Requirements: Reproduce the top of the data verbatim, through and including the line that contains "plt.rcParams['font.family'] = ['Liberation".

Data section:
........

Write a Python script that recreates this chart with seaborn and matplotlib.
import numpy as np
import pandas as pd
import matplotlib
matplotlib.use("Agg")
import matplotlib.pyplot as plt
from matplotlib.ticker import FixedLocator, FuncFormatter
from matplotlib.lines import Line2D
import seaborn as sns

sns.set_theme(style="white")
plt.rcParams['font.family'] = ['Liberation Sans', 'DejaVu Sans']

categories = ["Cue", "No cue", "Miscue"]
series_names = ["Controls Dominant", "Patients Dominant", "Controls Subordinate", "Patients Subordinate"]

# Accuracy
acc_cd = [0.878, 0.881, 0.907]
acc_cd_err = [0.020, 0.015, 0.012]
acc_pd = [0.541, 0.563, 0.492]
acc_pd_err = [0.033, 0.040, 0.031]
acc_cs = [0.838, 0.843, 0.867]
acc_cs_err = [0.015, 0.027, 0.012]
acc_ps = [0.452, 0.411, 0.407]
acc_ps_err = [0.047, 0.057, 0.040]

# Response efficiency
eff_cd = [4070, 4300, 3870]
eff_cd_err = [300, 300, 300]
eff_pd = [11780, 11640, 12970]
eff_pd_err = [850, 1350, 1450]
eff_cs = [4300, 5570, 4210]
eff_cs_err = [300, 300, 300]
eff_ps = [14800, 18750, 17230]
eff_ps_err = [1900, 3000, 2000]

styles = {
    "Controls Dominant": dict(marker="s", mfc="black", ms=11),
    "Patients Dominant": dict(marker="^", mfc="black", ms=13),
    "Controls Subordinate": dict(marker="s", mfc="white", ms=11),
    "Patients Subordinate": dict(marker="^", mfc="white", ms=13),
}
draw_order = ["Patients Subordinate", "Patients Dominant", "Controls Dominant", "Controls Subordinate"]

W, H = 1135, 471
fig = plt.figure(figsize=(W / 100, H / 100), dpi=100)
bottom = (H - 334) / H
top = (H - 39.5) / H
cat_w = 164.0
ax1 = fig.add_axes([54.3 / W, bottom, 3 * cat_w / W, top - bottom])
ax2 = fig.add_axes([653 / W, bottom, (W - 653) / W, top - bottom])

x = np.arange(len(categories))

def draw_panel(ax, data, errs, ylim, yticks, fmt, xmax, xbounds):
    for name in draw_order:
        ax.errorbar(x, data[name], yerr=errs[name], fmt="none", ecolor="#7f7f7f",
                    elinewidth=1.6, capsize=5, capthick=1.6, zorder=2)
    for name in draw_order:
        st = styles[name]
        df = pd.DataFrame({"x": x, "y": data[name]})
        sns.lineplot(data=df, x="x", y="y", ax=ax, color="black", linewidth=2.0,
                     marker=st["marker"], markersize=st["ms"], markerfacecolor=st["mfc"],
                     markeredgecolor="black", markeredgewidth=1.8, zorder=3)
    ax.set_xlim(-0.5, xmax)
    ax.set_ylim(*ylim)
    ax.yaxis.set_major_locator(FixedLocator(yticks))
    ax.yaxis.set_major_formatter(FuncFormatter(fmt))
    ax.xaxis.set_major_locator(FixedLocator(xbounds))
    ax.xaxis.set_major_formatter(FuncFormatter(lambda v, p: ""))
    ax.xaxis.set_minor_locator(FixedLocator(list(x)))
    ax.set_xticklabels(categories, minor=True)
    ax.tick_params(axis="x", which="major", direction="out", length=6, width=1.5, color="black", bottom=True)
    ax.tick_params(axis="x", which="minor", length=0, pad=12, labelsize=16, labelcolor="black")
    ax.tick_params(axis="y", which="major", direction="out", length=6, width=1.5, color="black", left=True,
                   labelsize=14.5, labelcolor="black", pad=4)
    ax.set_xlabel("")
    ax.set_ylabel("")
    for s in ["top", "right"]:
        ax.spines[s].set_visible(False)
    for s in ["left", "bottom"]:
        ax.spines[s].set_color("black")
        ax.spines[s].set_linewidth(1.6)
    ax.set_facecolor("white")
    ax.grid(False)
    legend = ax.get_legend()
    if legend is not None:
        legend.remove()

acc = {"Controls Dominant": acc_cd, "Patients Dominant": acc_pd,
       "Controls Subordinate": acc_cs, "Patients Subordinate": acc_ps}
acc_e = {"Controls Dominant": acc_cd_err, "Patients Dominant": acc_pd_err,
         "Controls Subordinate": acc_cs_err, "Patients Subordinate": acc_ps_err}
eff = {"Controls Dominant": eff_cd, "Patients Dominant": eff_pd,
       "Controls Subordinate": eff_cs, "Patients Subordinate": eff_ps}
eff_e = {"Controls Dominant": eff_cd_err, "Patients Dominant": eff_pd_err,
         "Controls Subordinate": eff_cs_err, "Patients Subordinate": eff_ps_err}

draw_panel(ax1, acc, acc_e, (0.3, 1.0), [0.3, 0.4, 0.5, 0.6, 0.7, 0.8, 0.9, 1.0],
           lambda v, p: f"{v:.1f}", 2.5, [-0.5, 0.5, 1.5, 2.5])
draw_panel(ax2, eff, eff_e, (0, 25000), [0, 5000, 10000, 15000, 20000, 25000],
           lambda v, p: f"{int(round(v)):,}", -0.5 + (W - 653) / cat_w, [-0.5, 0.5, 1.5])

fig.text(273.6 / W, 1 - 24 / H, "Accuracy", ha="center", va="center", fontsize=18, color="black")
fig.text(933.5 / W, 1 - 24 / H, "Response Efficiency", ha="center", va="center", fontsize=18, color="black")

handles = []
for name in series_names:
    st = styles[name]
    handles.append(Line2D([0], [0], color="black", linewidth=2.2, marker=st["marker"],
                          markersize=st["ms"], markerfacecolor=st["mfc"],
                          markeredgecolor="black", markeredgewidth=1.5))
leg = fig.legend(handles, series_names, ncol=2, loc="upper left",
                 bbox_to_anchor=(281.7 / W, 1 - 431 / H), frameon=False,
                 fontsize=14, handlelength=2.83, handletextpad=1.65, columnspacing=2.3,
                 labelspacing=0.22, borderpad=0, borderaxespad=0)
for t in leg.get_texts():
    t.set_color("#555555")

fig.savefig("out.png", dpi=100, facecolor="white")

........

Result of the task:
Write a Python script that recreates this chart with seaborn and matplotlib.
import numpy as np
import pandas as pd
import matplotlib
matplotlib.use("Agg")
import matplotlib.pyplot as plt
from matplotlib.ticker import FixedLocator, FuncFormatter
from matplotlib.lines import Line2D
import seaborn as sns

sns.set_theme(style="white")
plt.rcParams['font.family'] = ['Liberation Sans', 'DejaVu Sans']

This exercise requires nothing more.